On Fri, 9 Jan 2015 16:48:01 +0000 Russell King - ARM Linux linux@arm.linux.org.uk wrote:
On Mon, Jan 05, 2015 at 10:19:25AM -0500, Steven Rostedt wrote:
On Mon, 5 Jan 2015 14:54:58 +0000 Daniel Thompson daniel.thompson@linaro.org wrote:
+/* For reliability, we're prepared to waste bits here. */ +static DECLARE_BITMAP(backtrace_mask, NR_CPUS) __read_mostly; +static cpumask_t printtrace_mask;
+#define NMI_BUF_SIZE 4096
+struct nmi_seq_buf {
- unsigned char buffer[NMI_BUF_SIZE];
- struct seq_buf seq;
+};
Am I missing something or does this limit us to 4096 characters of backtrace output per CPU?
This is the same code as in x86. I wonder if we should move the duplicate code into kernel/printk/ and have it compiled if the arch requests it (CONFIG_ARCH_WANT_NMI_PRINTK or something). That way we don't have 20 copies of the same nmi_vprintk() and later find that we need to change it, and have to change it in 20 different archs.
Agreed, though I wonder about the buffer size.

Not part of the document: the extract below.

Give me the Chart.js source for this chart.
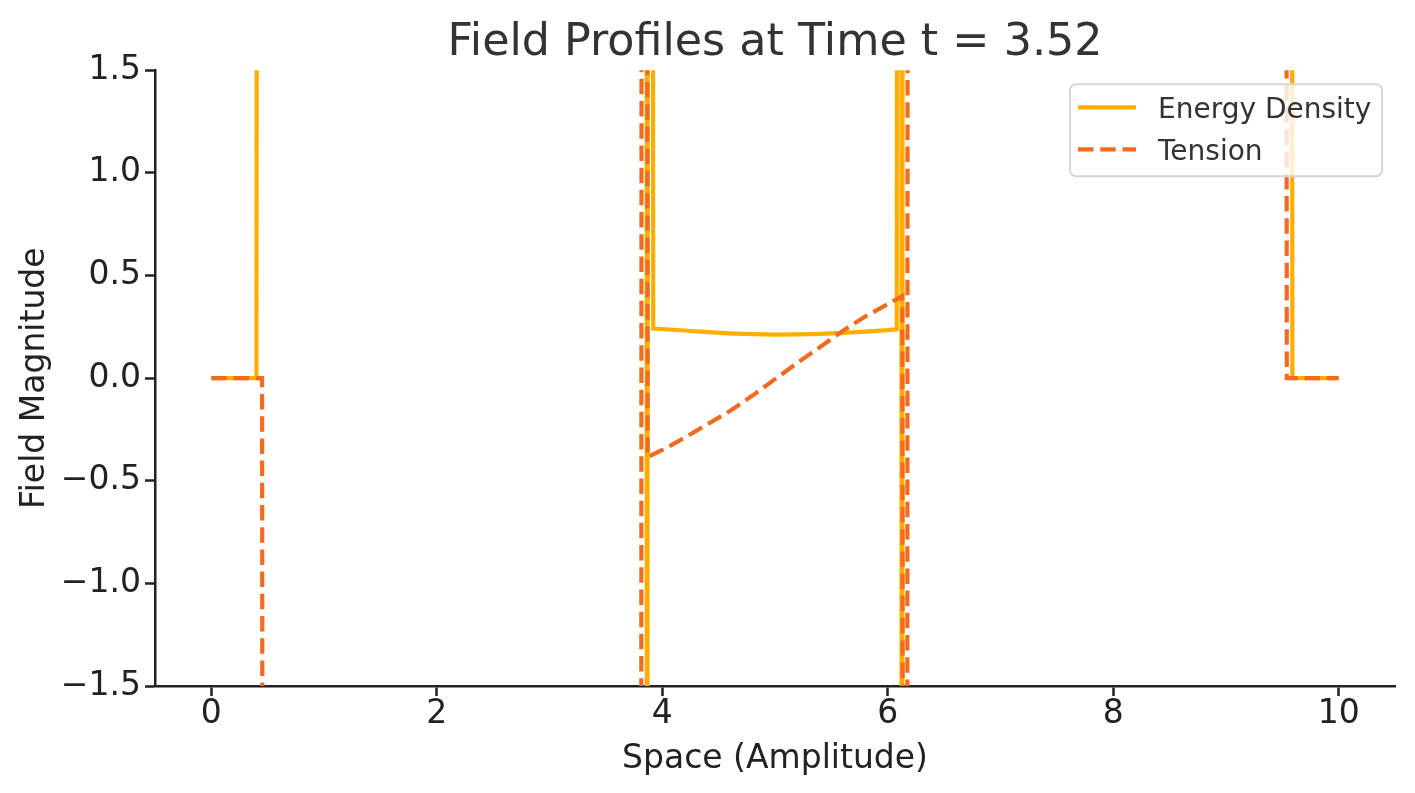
<!DOCTYPE html>
<html>
<head>
<meta charset="utf-8">
<title>Field Profiles</title>
<script src="https://cdn.jsdelivr.net/npm/chart.js@4/dist/chart.umd.min.js"></script>
<style>
  html, body { margin: 0; padding: 0; background: #fff; }
  canvas { display: block; }
</style>
</head>
<body>
<canvas id="chart" width="1415" height="793"></canvas>
<script>
// Energy density samples [x, value]; +-8 stands for values far off the plotted range
const energyX = [0, 0.40, 0.41, 3.86, 3.865, 3.875, 3.91, 3.92, 4.2, 4.4, 4.6, 4.8, 5.0, 5.2, 5.4, 5.6, 5.8, 6.0, 6.08, 6.09, 6.12, 6.125, 6.135, 9.58, 9.59, 10]
const energyY = [0, 0, 8, 8, -8, 8, 8, 0.242, 0.232, 0.224, 0.218, 0.214, 0.212, 0.213, 0.216, 0.221, 0.227, 0.234, 0.238, 8, 8, -8, 8, 8, 0, 0]

// Tension samples [x, value]
const tensionX = [0, 0.45, 0.46, 3.81, 3.82, 3.86, 3.87, 4.0, 4.2, 4.4, 4.6, 4.8, 5.0, 5.2, 5.4, 5.6, 5.8, 6.0, 6.13, 6.14, 6.17, 6.18, 9.53, 9.54, 10]
const tensionY = [0, 0, -8, -8, 8, 8, -0.385, -0.35, -0.29, -0.225, -0.16, -0.085, -0.005, 0.075, 0.152, 0.23, 0.30, 0.36, 0.40, -8, -8, 8, 8, 0, 0]

const xTicks = [0, 2, 4, 6, 8, 10]
const yTicks = [-1.5, -1.0, -0.5, 0.0, 0.5, 1.0, 1.5]

const FONT = "'DejaVu Sans', 'Liberation Sans', sans-serif"
const colors = {
  energy: "#FFAE00",
  tension: "#F26B21",
  text: "#222222",
  title: "#333333",
  axis: "#222222",
}

const toPoints = (xs, ys) => xs.map((x, i) => ({ x: x, y: ys[i] }))

// matplotlib-style legend box drawn on top of the lines
const boxLegend = {
  id: "boxLegend",
  afterDraw(chart) {
    const ctx = chart.ctx
    const area = chart.chartArea
    const x0 = area.right - 325, y0 = area.top + 14, w = 312, h = 92
    ctx.save()
    ctx.beginPath()
    ctx.roundRect(x0, y0, w, h, 6)
    ctx.fillStyle = "rgba(255,255,255,0.8)"
    ctx.fill()
    ctx.lineWidth = 2
    ctx.strokeStyle = "#d6d6d6"
    ctx.stroke()
    ctx.font = "28px " + FONT
    ctx.textBaseline = "middle"
    ctx.textAlign = "left"
    chart.data.datasets.forEach((ds, i) => {
      const yy = y0 + 23 + i * 42
      ctx.beginPath()
      ctx.setLineDash(ds.borderDash || [])
      ctx.lineWidth = ds.borderWidth
      ctx.strokeStyle = ds.borderColor
      ctx.moveTo(x0 + 8, yy)
      ctx.lineTo(x0 + 66, yy)
      ctx.stroke()
      ctx.setLineDash([])
      ctx.fillStyle = colors.title
      ctx.fillText(ds.label, x0 + 88, yy + 3)
    })
    ctx.restore()
  }
}

const fmtY = (v) => v.toFixed(1).replace("-", "\u2212")

new Chart(document.getElementById("chart"), {
  type: "line",
  data: {
    datasets: [
      {
        label: "Energy Density",
        data: toPoints(energyX, energyY),
        borderColor: colors.energy,
        borderWidth: 4.2,
        pointRadius: 0,
        tension: 0,
        clip: 0,
        order: 2,
      },
      {
        label: "Tension",
        data: toPoints(tensionX, tensionY),
        borderColor: colors.tension,
        borderWidth: 4.2,
        borderDash: [15.5, 6.7],
        pointRadius: 0,
        tension: 0,
        clip: 0,
        order: 1,
      },
    ],
  },
  options: {
    responsive: false,
    animation: false,
    devicePixelRatio: 1,
    layout: { padding: { left: 0, right: 20, top: 0, bottom: 0 } },
    plugins: {
      legend: { display: false },
      tooltip: { enabled: false },
      title: {
        display: true,
        text: "Field Profiles at Time t = 3.52",
        color: colors.title,
        fullSize: false,
        font: { family: FONT, size: 44.4, weight: "normal" },
        padding: { top: 17, bottom: 0 },
      },
    },
    scales: {
      x: {
        type: "linear",
        min: -0.5,
        max: 10.5,
        afterBuildTicks: (s) => { s.ticks = xTicks.map((v) => ({ value: v })) },
        afterFit: (s) => { s.height = 107 },
        grid: { drawOnChartArea: false, drawTicks: true, tickLength: 10, tickWidth: 2.5, tickColor: colors.axis },
        border: { display: true, color: colors.axis, width: 2.5 },
        ticks: { color: colors.text, font: { family: FONT, size: 33 }, padding: -1, maxRotation: 0, autoSkip: false },
        title: {
          display: true,
          text: "Space (Amplitude)",
          color: colors.text,
          font: { family: FONT, size: 33 },
          padding: { top: 0, bottom: 14 },
        },
      },
      y: {
        type: "linear",
        min: -1.5,
        max: 1.5,
        afterBuildTicks: (s) => { s.ticks = yTicks.map((v) => ({ value: v })) },
        afterFit: (s) => { s.width = 155 },
        grid: { drawOnChartArea: false, drawTicks: true, tickLength: 10, tickWidth: 2.5, tickColor: colors.axis },
        border: { display: true, color: colors.axis, width: 2.5 },
        ticks: { color: colors.text, font: { family: FONT, size: 33 }, padding: 4, callback: fmtY },
        title: {
          display: true,
          text: "Field Magnitude",
          color: colors.text,
          font: { family: FONT, size: 33 },
          padding: { top: 16, bottom: 0 },
        },
      },
    },
  },
  plugins: [boxLegend],
})
</script>
</body>
</html>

Have we had kernel back traces bigger than that? Since the stack size is limited to page size, it would seem dangerous if backtraces filled up a page size itself, as most function frames are bigger than the typical 60 bytes of data per line.
We could change that hard coded 4096 to PAGE_SIZE, for those archs with bigger pages.
Also, if the backtrace were to fill up that much. Most the pertinent data from a back trace is at the beginning of the trace. Seldom do we care about the top most callers (bottom of the output).